--- GIVEN INFORMATION ---

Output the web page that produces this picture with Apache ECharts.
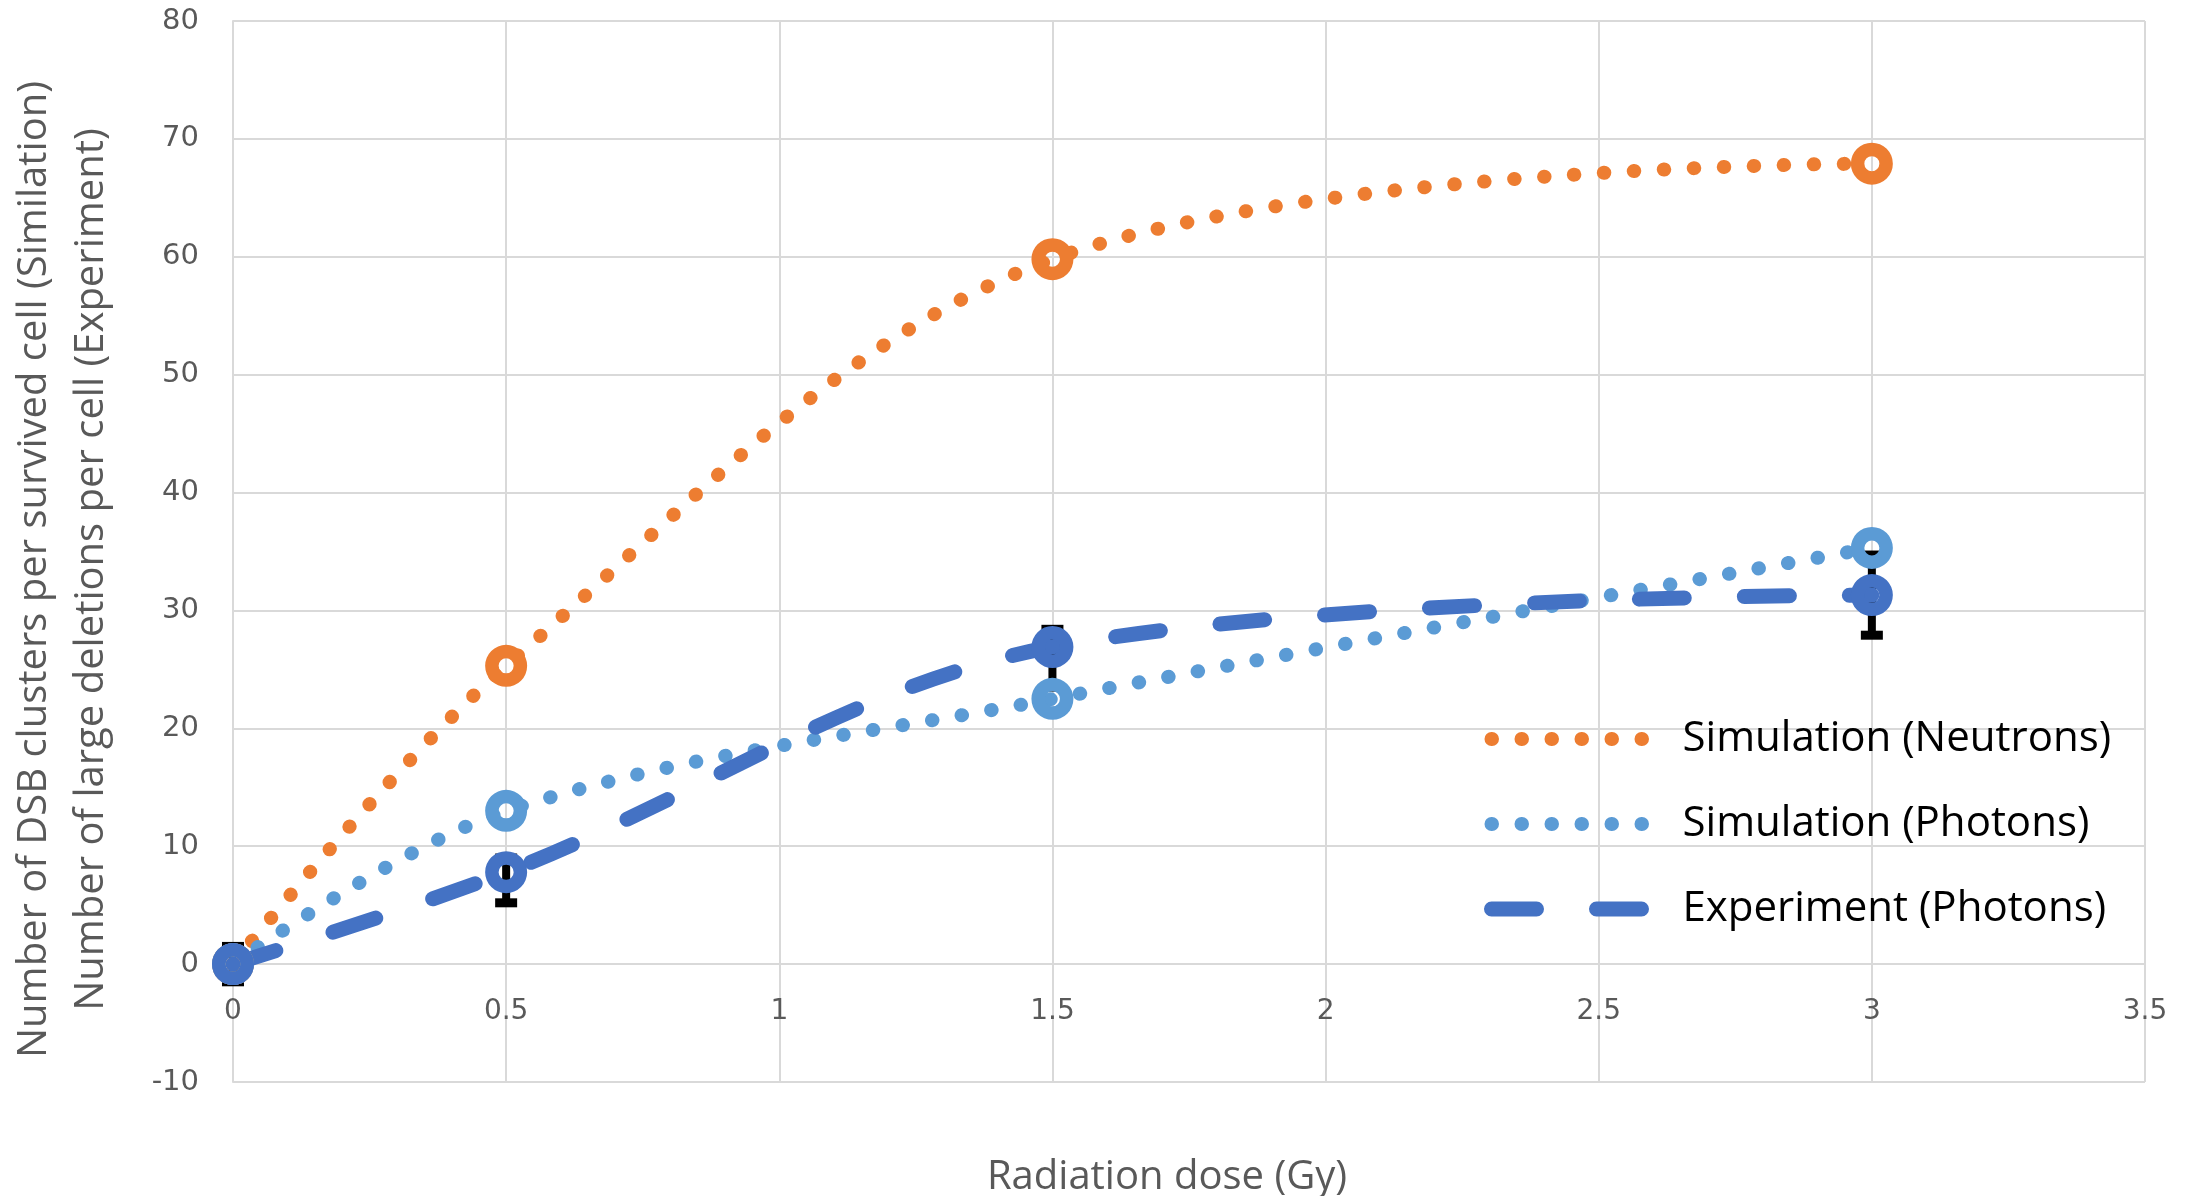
<!DOCTYPE html>
<html>
<head>
<meta charset="utf-8">
<script src="https://cdn.jsdelivr.net/npm/echarts@6/dist/echarts.min.js"></script>
<style>
  html, body { margin: 0; padding: 0; background: #fff; }
  #chart { width: 2197px; height: 1196px; }
</style>
</head>
<body>
<div id="chart"></div>
<script>
// ---------------------- Data ----------------------
let doses = [0, 0.5, 1.5, 3];
let neutron_sim = [0, 25.3, 59.8, 67.9];
let photon_sim = [0, 13.0, 22.5, 35.3];
let photon_exp = [0, 7.8, 26.9, 31.3];
let photon_exp_low = [-1.5, 5.2, 23.5, 27.9];
let photon_exp_high = [1.5, 9.0, 28.4, 34.7];

let series_names = ['Simulation (Neutrons)', 'Simulation (Photons)', 'Experiment (Photons)'];
let series_colors = ['#ED7D31', '#5B9BD5', '#4472C4'];

// ---------------------- Style ----------------------
let grid_color = '#D9D9D9';
let label_color = '#595959';
// ring marker (hollow centre)
let ring_symbol = 'path://M0,-21A21,21 0 1 1 0,21A21,21 0 1 1 0,-21Z M0,-7.5A7.5,7.5 0 1 0 0,7.5A7.5,7.5 0 1 0 0,-7.5Z';
let dotted = { width: 14, type: [0.5, 29.5], cap: 'round' };
let dashed = { width: 15, type: [45, 60], cap: 'round' };
let line_styles = [dotted, dotted, dashed];

let chart = echarts.init(document.getElementById('chart'));

function to_pairs(xs, ys) {
    return xs.map(function (x, i) { return [x, ys[i]]; });
}

function render_error_bar(params, api) {
    let x = api.value(0);
    let lo = api.coord([x, api.value(1)]);
    let hi = api.coord([x, api.value(2)]);
    let style = { stroke: '#000', lineWidth: 8 };
    let cap = { stroke: '#000', lineWidth: 9 };
    return {
        type: 'group',
        children: [
            { type: 'line', shape: { x1: lo[0], y1: lo[1], x2: hi[0], y2: hi[1] }, style: style },
            { type: 'line', shape: { x1: lo[0] - 11, y1: lo[1], x2: lo[0] + 11, y2: lo[1] }, style: cap },
            { type: 'line', shape: { x1: hi[0] - 11, y1: hi[1], x2: hi[0] + 11, y2: hi[1] }, style: cap }
        ]
    };
}

let series_list = [];
[neutron_sim, photon_sim, photon_exp].forEach(function (vals, k) {
    series_list.push({
        name: series_names[k], type: 'line', smooth: 0.35, symbol: 'none', z: 3,
        data: to_pairs(doses, vals),
        lineStyle: Object.assign({ color: series_colors[k] }, line_styles[k]),
        itemStyle: { color: series_colors[k] }
    });
});
series_list.push({
    name: 'err', type: 'custom', z: 2, silent: true,
    renderItem: render_error_bar,
    encode: { x: 0, y: [1, 2] },
    data: doses.map(function (d, i) { return [d, photon_exp_low[i], photon_exp_high[i]]; })
});
// markers at the data points
[neutron_sim, photon_sim, photon_exp].forEach(function (vals, k) {
    series_list.push({
        name: 'm' + k, type: 'scatter', z: 4, silent: true,
        symbol: ring_symbol, symbolSize: 42,
        itemStyle: { color: series_colors[k], opacity: 1 },
        data: to_pairs(doses, vals)
    });
});

let legend_data = series_names.map(function (n, k) {
    return {
        name: n,
        itemStyle: { opacity: 0 },
        lineStyle: {
            color: series_colors[k], width: line_styles[k].width,
            type: line_styles[k].type, cap: 'round', opacity: 1
        }
    };
});

let option = {
    backgroundColor: '#fff',
    animation: false,
    grid: { left: 233, top: 21, right: 52, bottom: 114, outerBoundsMode: 'none', containLabel: false },
    xAxis: {
        type: 'value', min: 0, max: 3.5, interval: 0.5,
        position: 'bottom', offset: -118,   // sit the labels on the y = 0 line
        name: 'Radiation dose (Gy)', nameLocation: 'middle', nameGap: 194,
        nameTextStyle: { fontFamily: 'Open Sans', fontSize: 40, color: label_color, lineHeight: 40, padding: [0, 44, 0, 0] },
        axisLine: { onZero: false, lineStyle: { color: grid_color, width: 2 } },
        axisTick: { show: false },
        axisLabel: { fontFamily: 'DejaVu Sans', fontSize: 28, color: label_color, margin: 34 },
        splitLine: { show: true, lineStyle: { color: grid_color, width: 2 } }
    },
    yAxis: {
        type: 'value', min: -10, max: 80, interval: 10,
        name: 'Number of DSB clusters per survived cell (Similation)\nNumber of large deletions per cell (Experiment)',
        nameLocation: 'middle', nameGap: 113,
        nameTextStyle: { fontFamily: 'Open Sans', fontSize: 40, color: label_color, lineHeight: 57, padding: [0, 36, 0, 0] },
        axisLine: { show: true, onZero: false, lineStyle: { color: grid_color, width: 2 } },
        axisTick: { show: false },
        axisLabel: { fontFamily: 'DejaVu Sans', fontSize: 29, color: label_color, margin: 34 },
        splitLine: { show: true, lineStyle: { color: grid_color, width: 2 } }
    },
    legend: {
        data: legend_data,
        orient: 'vertical', left: 1484, top: 709, padding: 0,
        itemWidth: 160, itemHeight: 20, itemGap: 25,
        selectedMode: false,
        textStyle: { fontFamily: 'Open Sans', fontSize: 42, color: '#000', lineHeight: 60, padding: [0, 0, 0, 26] }
    },
    series: series_list
};
chart.setOption(option);
</script>
</body>
</html>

---

#### WHAT IS ASKED:
Write out exactly the opening lines of the data, stopping after the line that holds "let series_colors = ['#ED7D31', '#5B9BD5', '#4472C4'];". Exclude pictures.

#### RESULT:
Output the web page that produces this picture with Apache ECharts.
<!DOCTYPE html>
<html>
<head>
<meta charset="utf-8">
<script src="https://cdn.jsdelivr.net/npm/echarts@6/dist/echarts.min.js"></script>
<style>
  html, body { margin: 0; padding: 0; background: #fff; }
  #chart { width: 2197px; height: 1196px; }
</style>
</head>
<body>
<div id="chart"></div>
<script>
// ---------------------- Data ----------------------
let doses = [0, 0.5, 1.5, 3];
let neutron_sim = [0, 25.3, 59.8, 67.9];
let photon_sim = [0, 13.0, 22.5, 35.3];
let photon_exp = [0, 7.8, 26.9, 31.3];
let photon_exp_low = [-1.5, 5.2, 23.5, 27.9];
let photon_exp_high = [1.5, 9.0, 28.4, 34.7];

let series_names = ['Simulation (Neutrons)', 'Simulation (Photons)', 'Experiment (Photons)'];
let series_colors = ['#ED7D31', '#5B9BD5', '#4472C4'];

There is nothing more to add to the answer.